Data segment:
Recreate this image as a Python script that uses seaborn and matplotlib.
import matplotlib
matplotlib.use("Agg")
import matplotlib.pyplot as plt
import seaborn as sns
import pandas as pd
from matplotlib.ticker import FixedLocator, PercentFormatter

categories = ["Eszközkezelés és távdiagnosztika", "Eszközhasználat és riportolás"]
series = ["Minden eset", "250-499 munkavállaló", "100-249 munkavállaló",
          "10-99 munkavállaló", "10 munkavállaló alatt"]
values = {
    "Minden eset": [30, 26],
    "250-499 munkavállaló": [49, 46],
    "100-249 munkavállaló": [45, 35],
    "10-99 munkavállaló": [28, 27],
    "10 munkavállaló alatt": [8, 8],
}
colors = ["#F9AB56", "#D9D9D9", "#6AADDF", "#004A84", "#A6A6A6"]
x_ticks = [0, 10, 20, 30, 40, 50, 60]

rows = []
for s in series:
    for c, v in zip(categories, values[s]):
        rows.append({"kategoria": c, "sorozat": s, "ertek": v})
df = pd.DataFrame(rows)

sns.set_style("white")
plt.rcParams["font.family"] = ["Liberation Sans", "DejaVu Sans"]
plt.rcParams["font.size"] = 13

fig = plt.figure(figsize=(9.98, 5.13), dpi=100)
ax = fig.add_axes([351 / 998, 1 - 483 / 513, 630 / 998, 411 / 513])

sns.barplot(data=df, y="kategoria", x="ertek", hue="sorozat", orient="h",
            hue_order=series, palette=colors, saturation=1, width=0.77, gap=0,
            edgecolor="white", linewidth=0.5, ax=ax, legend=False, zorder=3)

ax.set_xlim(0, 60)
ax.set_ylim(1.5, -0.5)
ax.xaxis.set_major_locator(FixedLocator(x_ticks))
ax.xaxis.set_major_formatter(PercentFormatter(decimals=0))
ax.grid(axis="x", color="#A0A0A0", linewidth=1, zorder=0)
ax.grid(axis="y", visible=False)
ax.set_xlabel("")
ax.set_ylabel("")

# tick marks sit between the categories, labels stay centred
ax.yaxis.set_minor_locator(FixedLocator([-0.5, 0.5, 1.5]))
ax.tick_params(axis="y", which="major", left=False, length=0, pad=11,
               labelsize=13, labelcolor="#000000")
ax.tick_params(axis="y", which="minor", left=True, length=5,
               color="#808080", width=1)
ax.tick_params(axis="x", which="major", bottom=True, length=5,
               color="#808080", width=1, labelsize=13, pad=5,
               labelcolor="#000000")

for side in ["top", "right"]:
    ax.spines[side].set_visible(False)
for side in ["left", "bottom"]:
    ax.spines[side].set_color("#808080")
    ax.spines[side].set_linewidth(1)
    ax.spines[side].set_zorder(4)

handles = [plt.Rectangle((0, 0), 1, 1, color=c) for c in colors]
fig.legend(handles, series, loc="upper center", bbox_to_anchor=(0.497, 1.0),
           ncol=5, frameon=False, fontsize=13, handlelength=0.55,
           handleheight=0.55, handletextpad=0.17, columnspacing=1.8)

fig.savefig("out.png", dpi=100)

Task brief: Set down the material above again, word for word.

Output of the exercise:
Recreate this image as a Python script that uses seaborn and matplotlib.
import matplotlib
matplotlib.use("Agg")
import matplotlib.pyplot as plt
import seaborn as sns
import pandas as pd
from matplotlib.ticker import FixedLocator, PercentFormatter

categories = ["Eszközkezelés és távdiagnosztika", "Eszközhasználat és riportolás"]
series = ["Minden eset", "250-499 munkavállaló", "100-249 munkavállaló",
          "10-99 munkavállaló", "10 munkavállaló alatt"]
values = {
    "Minden eset": [30, 26],
    "250-499 munkavállaló": [49, 46],
    "100-249 munkavállaló": [45, 35],
    "10-99 munkavállaló": [28, 27],
    "10 munkavállaló alatt": [8, 8],
}
colors = ["#F9AB56", "#D9D9D9", "#6AADDF", "#004A84", "#A6A6A6"]
x_ticks = [0, 10, 20, 30, 40, 50, 60]

rows = []
for s in series:
    for c, v in zip(categories, values[s]):
        rows.append({"kategoria": c, "sorozat": s, "ertek": v})
df = pd.DataFrame(rows)

sns.set_style("white")
plt.rcParams["font.family"] = ["Liberation Sans", "DejaVu Sans"]
plt.rcParams["font.size"] = 13

fig = plt.figure(figsize=(9.98, 5.13), dpi=100)
ax = fig.add_axes([351 / 998, 1 - 483 / 513, 630 / 998, 411 / 513])

sns.barplot(data=df, y="kategoria", x="ertek", hue="sorozat", orient="h",
            hue_order=series, palette=colors, saturation=1, width=0.77, gap=0,
            edgecolor="white", linewidth=0.5, ax=ax, legend=False, zorder=3)

ax.set_xlim(0, 60)
ax.set_ylim(1.5, -0.5)
ax.xaxis.set_major_locator(FixedLocator(x_ticks))
ax.xaxis.set_major_formatter(PercentFormatter(decimals=0))
ax.grid(axis="x", color="#A0A0A0", linewidth=1, zorder=0)
ax.grid(axis="y", visible=False)
ax.set_xlabel("")
ax.set_ylabel("")

# tick marks sit between the categories, labels stay centred
ax.yaxis.set_minor_locator(FixedLocator([-0.5, 0.5, 1.5]))
ax.tick_params(axis="y", which="major", left=False, length=0, pad=11,
               labelsize=13, labelcolor="#000000")
ax.tick_params(axis="y", which="minor", left=True, length=5,
               color="#808080", width=1)
ax.tick_params(axis="x", which="major", bottom=True, length=5,
               color="#808080", width=1, labelsize=13, pad=5,
               labelcolor="#000000")

for side in ["top", "right"]:
    ax.spines[side].set_visible(False)
for side in ["left", "bottom"]:
    ax.spines[side].set_color("#808080")
    ax.spines[side].set_linewidth(1)
    ax.spines[side].set_zorder(4)

handles = [plt.Rectangle((0, 0), 1, 1, color=c) for c in colors]
fig.legend(handles, series, loc="upper center", bbox_to_anchor=(0.497, 1.0),
           ncol=5, frameon=False, fontsize=13, handlelength=0.55,
           handleheight=0.55, handletextpad=0.17, columnspacing=1.8)

fig.savefig("out.png", dpi=100)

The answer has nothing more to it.